In your copy, include every line of the listing below exactly but none of the pictures.

Collected material:

——————

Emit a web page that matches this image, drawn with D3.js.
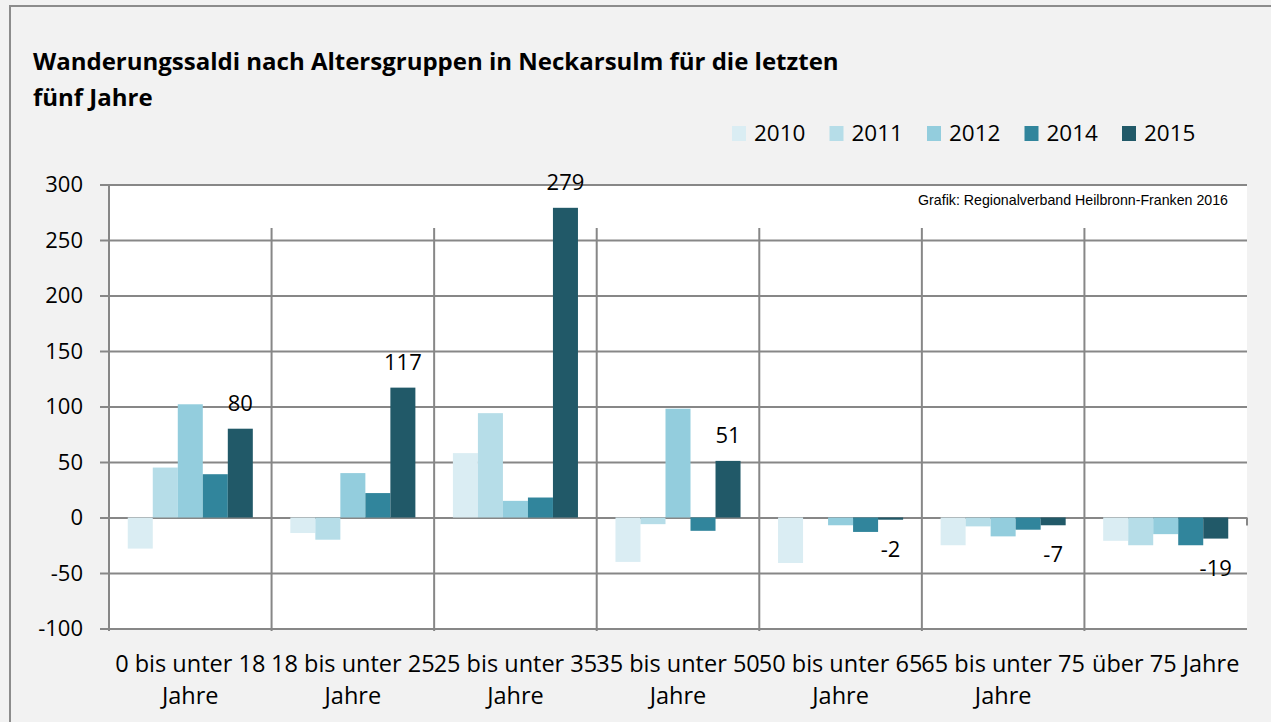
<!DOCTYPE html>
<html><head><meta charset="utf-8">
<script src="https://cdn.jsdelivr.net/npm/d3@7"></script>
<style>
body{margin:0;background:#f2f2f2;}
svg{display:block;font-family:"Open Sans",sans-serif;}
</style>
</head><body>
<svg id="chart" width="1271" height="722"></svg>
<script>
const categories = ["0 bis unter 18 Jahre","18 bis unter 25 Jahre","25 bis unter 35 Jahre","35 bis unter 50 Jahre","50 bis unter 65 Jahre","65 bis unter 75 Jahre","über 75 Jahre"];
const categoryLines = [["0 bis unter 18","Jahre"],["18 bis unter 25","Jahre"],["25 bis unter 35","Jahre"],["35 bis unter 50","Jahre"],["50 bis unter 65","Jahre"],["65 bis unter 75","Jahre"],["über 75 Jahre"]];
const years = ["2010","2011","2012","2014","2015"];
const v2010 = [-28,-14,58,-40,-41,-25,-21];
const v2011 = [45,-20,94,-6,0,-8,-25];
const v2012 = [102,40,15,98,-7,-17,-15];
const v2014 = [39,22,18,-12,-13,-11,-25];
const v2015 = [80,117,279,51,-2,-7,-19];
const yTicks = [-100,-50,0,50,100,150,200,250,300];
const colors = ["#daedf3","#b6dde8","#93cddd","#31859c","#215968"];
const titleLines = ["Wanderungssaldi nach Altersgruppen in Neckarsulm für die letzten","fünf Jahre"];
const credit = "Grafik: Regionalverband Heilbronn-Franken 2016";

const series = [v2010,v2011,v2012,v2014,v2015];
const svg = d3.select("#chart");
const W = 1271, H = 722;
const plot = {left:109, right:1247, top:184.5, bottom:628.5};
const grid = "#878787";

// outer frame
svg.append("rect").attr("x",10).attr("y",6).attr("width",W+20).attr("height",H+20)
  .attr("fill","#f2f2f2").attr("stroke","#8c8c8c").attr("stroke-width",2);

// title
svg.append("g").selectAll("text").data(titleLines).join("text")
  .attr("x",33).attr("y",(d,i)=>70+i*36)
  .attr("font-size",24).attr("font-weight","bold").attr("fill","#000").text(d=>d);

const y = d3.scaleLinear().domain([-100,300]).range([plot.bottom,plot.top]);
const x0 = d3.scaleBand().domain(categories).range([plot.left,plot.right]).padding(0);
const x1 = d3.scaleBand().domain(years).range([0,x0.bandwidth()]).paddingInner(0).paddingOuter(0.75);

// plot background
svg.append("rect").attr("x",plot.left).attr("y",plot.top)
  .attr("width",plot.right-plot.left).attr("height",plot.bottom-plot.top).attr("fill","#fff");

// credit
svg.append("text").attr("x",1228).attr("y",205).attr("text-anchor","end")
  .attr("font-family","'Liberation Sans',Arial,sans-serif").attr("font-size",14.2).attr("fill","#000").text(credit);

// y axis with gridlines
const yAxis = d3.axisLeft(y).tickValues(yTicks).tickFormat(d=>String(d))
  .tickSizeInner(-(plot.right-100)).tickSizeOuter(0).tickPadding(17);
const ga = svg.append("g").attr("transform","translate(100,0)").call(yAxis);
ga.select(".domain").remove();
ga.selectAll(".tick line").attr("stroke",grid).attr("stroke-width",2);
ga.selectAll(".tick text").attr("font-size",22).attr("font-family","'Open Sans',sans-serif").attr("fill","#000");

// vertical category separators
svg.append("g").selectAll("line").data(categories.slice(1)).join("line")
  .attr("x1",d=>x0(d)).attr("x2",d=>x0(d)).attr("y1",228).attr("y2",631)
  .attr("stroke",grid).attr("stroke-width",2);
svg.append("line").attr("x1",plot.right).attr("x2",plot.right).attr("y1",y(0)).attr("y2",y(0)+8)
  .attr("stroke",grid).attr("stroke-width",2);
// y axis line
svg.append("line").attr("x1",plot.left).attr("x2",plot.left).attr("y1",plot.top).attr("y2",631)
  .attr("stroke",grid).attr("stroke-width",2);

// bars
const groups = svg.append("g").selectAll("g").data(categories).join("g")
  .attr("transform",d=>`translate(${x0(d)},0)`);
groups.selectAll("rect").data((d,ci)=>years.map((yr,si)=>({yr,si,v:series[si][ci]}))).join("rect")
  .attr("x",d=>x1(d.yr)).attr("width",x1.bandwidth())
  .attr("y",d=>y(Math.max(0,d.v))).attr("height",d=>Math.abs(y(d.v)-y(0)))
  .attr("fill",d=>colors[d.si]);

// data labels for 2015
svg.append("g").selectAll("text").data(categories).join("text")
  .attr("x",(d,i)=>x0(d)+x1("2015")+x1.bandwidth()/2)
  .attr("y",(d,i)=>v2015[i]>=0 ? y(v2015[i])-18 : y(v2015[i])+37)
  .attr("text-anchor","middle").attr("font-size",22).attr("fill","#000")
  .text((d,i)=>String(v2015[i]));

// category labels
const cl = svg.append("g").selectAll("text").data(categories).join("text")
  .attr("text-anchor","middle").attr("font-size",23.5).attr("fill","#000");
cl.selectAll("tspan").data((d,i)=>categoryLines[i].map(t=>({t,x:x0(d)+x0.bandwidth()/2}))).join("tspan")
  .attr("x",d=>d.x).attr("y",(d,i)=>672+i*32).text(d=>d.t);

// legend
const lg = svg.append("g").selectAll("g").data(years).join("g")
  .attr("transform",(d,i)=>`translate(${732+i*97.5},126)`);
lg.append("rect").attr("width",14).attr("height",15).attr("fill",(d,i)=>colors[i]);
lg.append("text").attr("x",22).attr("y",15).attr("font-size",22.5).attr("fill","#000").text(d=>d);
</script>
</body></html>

——————

Output of the task:
Emit a web page that matches this image, drawn with D3.js.
<!DOCTYPE html>
<html><head><meta charset="utf-8">
<script src="https://cdn.jsdelivr.net/npm/d3@7"></script>
<style>
body{margin:0;background:#f2f2f2;}
svg{display:block;font-family:"Open Sans",sans-serif;}
</style>
</head><body>
<svg id="chart" width="1271" height="722"></svg>
<script>
const categories = ["0 bis unter 18 Jahre","18 bis unter 25 Jahre","25 bis unter 35 Jahre","35 bis unter 50 Jahre","50 bis unter 65 Jahre","65 bis unter 75 Jahre","über 75 Jahre"];
const categoryLines = [["0 bis unter 18","Jahre"],["18 bis unter 25","Jahre"],["25 bis unter 35","Jahre"],["35 bis unter 50","Jahre"],["50 bis unter 65","Jahre"],["65 bis unter 75","Jahre"],["über 75 Jahre"]];
const years = ["2010","2011","2012","2014","2015"];
const v2010 = [-28,-14,58,-40,-41,-25,-21];
const v2011 = [45,-20,94,-6,0,-8,-25];
const v2012 = [102,40,15,98,-7,-17,-15];
const v2014 = [39,22,18,-12,-13,-11,-25];
const v2015 = [80,117,279,51,-2,-7,-19];
const yTicks = [-100,-50,0,50,100,150,200,250,300];
const colors = ["#daedf3","#b6dde8","#93cddd","#31859c","#215968"];
const titleLines = ["Wanderungssaldi nach Altersgruppen in Neckarsulm für die letzten","fünf Jahre"];
const credit = "Grafik: Regionalverband Heilbronn-Franken 2016";

const series = [v2010,v2011,v2012,v2014,v2015];
const svg = d3.select("#chart");
const W = 1271, H = 722;
const plot = {left:109, right:1247, top:184.5, bottom:628.5};
const grid = "#878787";

// outer frame
svg.append("rect").attr("x",10).attr("y",6).attr("width",W+20).attr("height",H+20)
  .attr("fill","#f2f2f2").attr("stroke","#8c8c8c").attr("stroke-width",2);

// title
svg.append("g").selectAll("text").data(titleLines).join("text")
  .attr("x",33).attr("y",(d,i)=>70+i*36)
  .attr("font-size",24).attr("font-weight","bold").attr("fill","#000").text(d=>d);

const y = d3.scaleLinear().domain([-100,300]).range([plot.bottom,plot.top]);
const x0 = d3.scaleBand().domain(categories).range([plot.left,plot.right]).padding(0);
const x1 = d3.scaleBand().domain(years).range([0,x0.bandwidth()]).paddingInner(0).paddingOuter(0.75);

// plot background
svg.append("rect").attr("x",plot.left).attr("y",plot.top)
  .attr("width",plot.right-plot.left).attr("height",plot.bottom-plot.top).attr("fill","#fff");

// credit
svg.append("text").attr("x",1228).attr("y",205).attr("text-anchor","end")
  .attr("font-family","'Liberation Sans',Arial,sans-serif").attr("font-size",14.2).attr("fill","#000").text(credit);

// y axis with gridlines
const yAxis = d3.axisLeft(y).tickValues(yTicks).tickFormat(d=>String(d))
  .tickSizeInner(-(plot.right-100)).tickSizeOuter(0).tickPadding(17);
const ga = svg.append("g").attr("transform","translate(100,0)").call(yAxis);
ga.select(".domain").remove();
ga.selectAll(".tick line").attr("stroke",grid).attr("stroke-width",2);
ga.selectAll(".tick text").attr("font-size",22).attr("font-family","'Open Sans',sans-serif").attr("fill","#000");

// vertical category separators
svg.append("g").selectAll("line").data(categories.slice(1)).join("line")
  .attr("x1",d=>x0(d)).attr("x2",d=>x0(d)).attr("y1",228).attr("y2",631)
  .attr("stroke",grid).attr("stroke-width",2);
svg.append("line").attr("x1",plot.right).attr("x2",plot.right).attr("y1",y(0)).attr("y2",y(0)+8)
  .attr("stroke",grid).attr("stroke-width",2);
// y axis line
svg.append("line").attr("x1",plot.left).attr("x2",plot.left).attr("y1",plot.top).attr("y2",631)
  .attr("stroke",grid).attr("stroke-width",2);

// bars
const groups = svg.append("g").selectAll("g").data(categories).join("g")
  .attr("transform",d=>`translate(${x0(d)},0)`);
groups.selectAll("rect").data((d,ci)=>years.map((yr,si)=>({yr,si,v:series[si][ci]}))).join("rect")
  .attr("x",d=>x1(d.yr)).attr("width",x1.bandwidth())
  .attr("y",d=>y(Math.max(0,d.v))).attr("height",d=>Math.abs(y(d.v)-y(0)))
  .attr("fill",d=>colors[d.si]);

// data labels for 2015
svg.append("g").selectAll("text").data(categories).join("text")
  .attr("x",(d,i)=>x0(d)+x1("2015")+x1.bandwidth()/2)
  .attr("y",(d,i)=>v2015[i]>=0 ? y(v2015[i])-18 : y(v2015[i])+37)
  .attr("text-anchor","middle").attr("font-size",22).attr("fill","#000")
  .text((d,i)=>String(v2015[i]));

// category labels
const cl = svg.append("g").selectAll("text").data(categories).join("text")
  .attr("text-anchor","middle").attr("font-size",23.5).attr("fill","#000");
cl.selectAll("tspan").data((d,i)=>categoryLines[i].map(t=>({t,x:x0(d)+x0.bandwidth()/2}))).join("tspan")
  .attr("x",d=>d.x).attr("y",(d,i)=>672+i*32).text(d=>d.t);

// legend
const lg = svg.append("g").selectAll("g").data(years).join("g")
  .attr("transform",(d,i)=>`translate(${732+i*97.5},126)`);
lg.append("rect").attr("width",14).attr("height",15).attr("fill",(d,i)=>colors[i]);
lg.append("text").attr("x",22).attr("y",15).attr("font-size",22.5).attr("fill","#000").text(d=>d);
</script>
</body></html>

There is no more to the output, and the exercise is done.